A Language for Evaluating Derivatives of Functionals Using Automatic Differentiation
Pietro Di Gianantonio, Abbas Edalat, Ran Gutin
TL;DR
This work addresses the challenge of differentiating a broad class of functionals, including higher-order and Lipschitz-but-non-differentiable maps, within a rigorous computational setting. It introduces Dual PCF, a functional language that combines forward-mode automatic differentiation via dual numbers with a domain-theoretic directional derivative defined on Hausdorff topological vector spaces, supported by a denotational-operational adequacy framework. Key contributions include a sound and complete semantics for differentiating functionals, a domain-theoretic generalization of Lebourg/Clarke derivatives, and definability results showing that all computable linear functionals on function spaces are expressible in Dual PCF, along with extensive examples (IVP solving, Lagrangian functionals, and more). The approach enables exact real-number computation and rigorous derivative evaluation of functionals, with potential impact on calculus of variations, optimal control, and quantum-chemical modeling, and lays groundwork for practical implementations and extensions to nested differentiation.
Abstract
We present a simple functional programming language, called Dual PCF, that implements forward mode automatic differentiation using dual numbers in the framework of exact real number computation. The main new feature of this language is the ability to evaluate correctly up to the precision specified by the user -- in a simple and direct way -- the directional derivative of functionals as well as first order functions. In contrast to other comparable languages, Dual PCF also includes the recursive operator for defining functions and functionals. We provide a wide range of examples of Lipschitz functions and functionals that can be defined in Dual PCF. We use domain theory both to give a denotational semantics to the language and to prove the correctness of the new derivative operator using logical relations.
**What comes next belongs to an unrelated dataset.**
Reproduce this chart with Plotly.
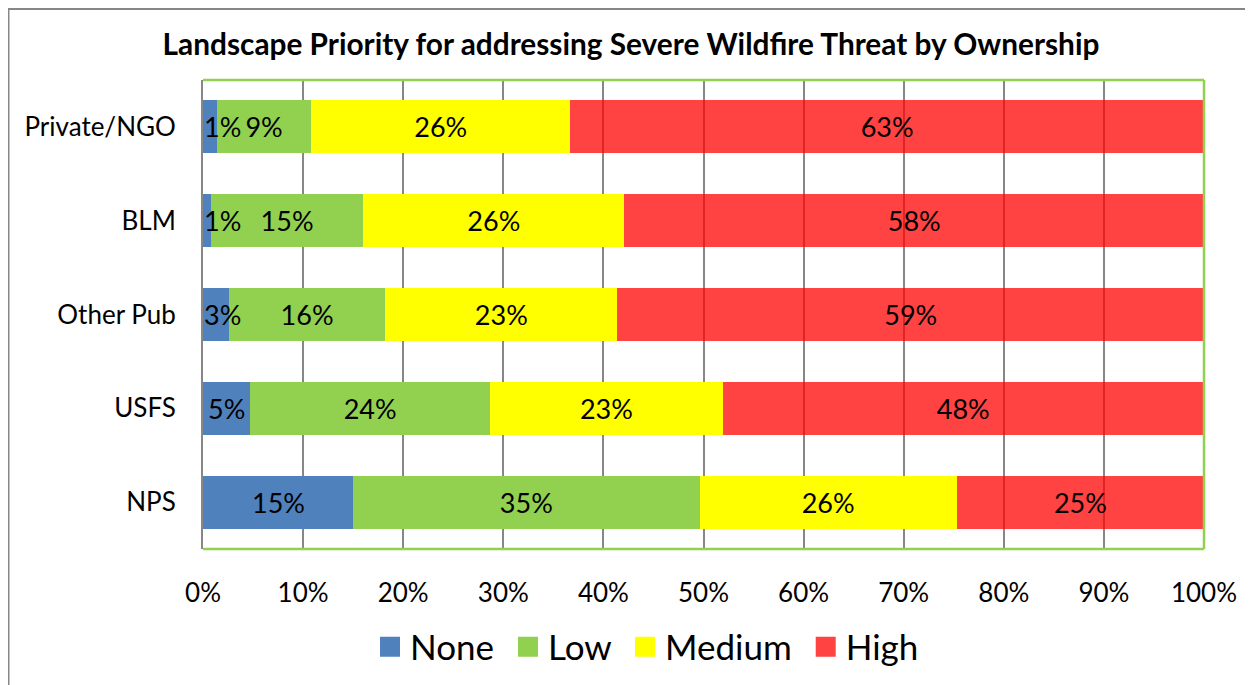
import plotly.graph_objects as go

categories = ["NPS", "USFS", "Other Pub", "BLM", "Private/NGO"]
none_vals = [15.0, 4.7, 2.6, 0.8, 1.4]
low_vals = [34.6, 24.0, 15.6, 15.2, 9.4]
medium_vals = [25.7, 23.2, 23.2, 26.1, 25.9]
high_vals = [24.7, 48.1, 58.6, 57.9, 63.3]
series_names = ["None", "Low", "Medium", "High"]
colors = ["#4F81BD", "#92D050", "#FFFF00", "rgba(255,0,0,0.74)"]
legend_colors = ["#4F81BD", "#92D050", "#FFFF00", "#FF4343"]
x_ticks = [0, 10, 20, 30, 40, 50, 60, 70, 80, 90, 100]
x_tick_labels = ["0%", "10%", "20%", "30%", "40%", "50%", "60%", "70%", "80%", "90%", "100%"]

FONT = "Lato"
LABEL_SIZE = 27
OFF = 8  # page body margin offset
W, H = 1253 - OFF, 685 - OFF
L, T = 203 - OFF, 80 - OFF
pw = (1204 - OFF) - L
ph = (549 - OFF) - T
R = W - L - pw
B = H - T - ph


def px_x(ref_x):
    return ((ref_x - OFF) - L) / pw


def px_y(ref_y):
    return (T + ph - (ref_y - OFF)) / ph


fig = go.Figure()
for i, (name, vals, col) in enumerate(zip(series_names, [none_vals, low_vals, medium_vals, high_vals], colors)):
    fig.add_trace(go.Bar(
        y=categories, x=vals, name=name, orientation="h",
        marker=dict(color=col, line=dict(width=0)),
        texttemplate="%{x:.0f}%", textposition="none" if i == 0 else "inside",
        insidetextanchor="middle", constraintext="none", textangle=0, cliponaxis=False,
        textfont=dict(family=FONT, size=LABEL_SIZE, color="black"),
        hoverinfo="skip", showlegend=False,
    ))

# "None" labels: centred in the segment, kept inside the plot when the segment is narrow
label_half_width = 37 / 2 / pw * 100  # label half width in axis units
annotations = []
for cat, v in zip(categories, none_vals):
    fits = v / 2 >= label_half_width
    annotations.append(dict(
        x=v / 2 if fits else 0, y=cat, xref="x", yref="y",
        xanchor="center" if fits else "left", yanchor="middle",
        text=f"{v:.0f}%", showarrow=False, borderpad=0,
        font=dict(family=FONT, size=LABEL_SIZE, color="black"),
    ))

# legend entries with larger square symbols
for k, (name, col) in enumerate(zip(series_names, legend_colors)):
    pad = "\u00a0" if k < len(series_names) - 1 else ""
    fig.add_trace(go.Scatter(
        x=[None], y=[None], mode="markers", name=name + pad,
        marker=dict(symbol="square", size=16, color=col, line=dict(color=col, width=4)),
        showlegend=True, hoverinfo="skip",
    ))

fig.update_layout(
    width=W, height=H,
    barmode="stack", bargap=0.435,
    margin=dict(l=L, r=R, t=T, b=B, autoexpand=False),
    paper_bgcolor="white", plot_bgcolor="white",
    uniformtext=dict(minsize=LABEL_SIZE, mode="show"),
    annotations=annotations,
    title=dict(text="<b>Landscape Priority for addressing Severe Wildfire Threat by Ownership</b>",
               x=(631 - OFF) / W, xanchor="center", y=1 - (45 - OFF) / H, yanchor="middle",
               font=dict(family=FONT, size=29.8, color="black")),
    xaxis=dict(range=[0, 100], tickvals=x_ticks, ticktext=x_tick_labels, showgrid=True,
               gridcolor="#878787", gridwidth=1.5, zeroline=False, showline=False,
               ticks="", ticklabelstandoff=26, automargin=False,
               tickfont=dict(family=FONT, size=26, color="black"), fixedrange=True),
    yaxis=dict(showgrid=False, showline=True, linecolor="#878787", linewidth=2,
               ticks="", ticklabelstandoff=20, automargin=False,
               categoryorder="array", categoryarray=categories,
               tickfont=dict(family=FONT, size=26, color="black")),
    legend=dict(orientation="h", x=px_x(647), xanchor="center",
                y=px_y(647), yanchor="middle",
                font=dict(family=FONT, size=35, color="black"),
                traceorder="normal", itemwidth=30, itemsizing="trace"),
    showlegend=True,
)

shapes = [
    dict(type="line", xref="paper", yref="paper", x0=0, x1=1, y0=1, y1=1,
         line=dict(color="#92D050", width=2.5)),
    dict(type="line", xref="paper", yref="paper", x0=1, x1=1, y0=0, y1=1,
         line=dict(color="#92D050", width=2.5)),
    dict(type="line", xref="paper", yref="paper", x0=0, x1=1, y0=0, y1=0,
         line=dict(color="#92D050", width=2.5)),
    dict(type="line", xref="paper", yref="paper",
         x0=px_x(OFF), x1=px_x(1253 + OFF), y0=px_y(OFF + 1), y1=px_y(OFF + 1),
         line=dict(color="#878787", width=2)),
    dict(type="line", xref="paper", yref="paper",
         x0=px_x(OFF + 0.5), x1=px_x(OFF + 0.5), y0=px_y(OFF), y1=px_y(700),
         line=dict(color="#878787", width=2)),
]
fig.update_layout(shapes=shapes)

fig.write_html("out.html")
To be able to differentiate functionals -- including on function spaces equipped with their compact-open topology that do not admit a norm -- we develop a domain-theoretic directional derivative that is Scott continuous and extends Clarke's subgradient of real-valued locally Lipschitz maps on Banach spaces to real-valued continuous maps on Hausdorff topological vector spaces. Finally, we show that we can express arbitrary computable linear functionals in Dual PCF.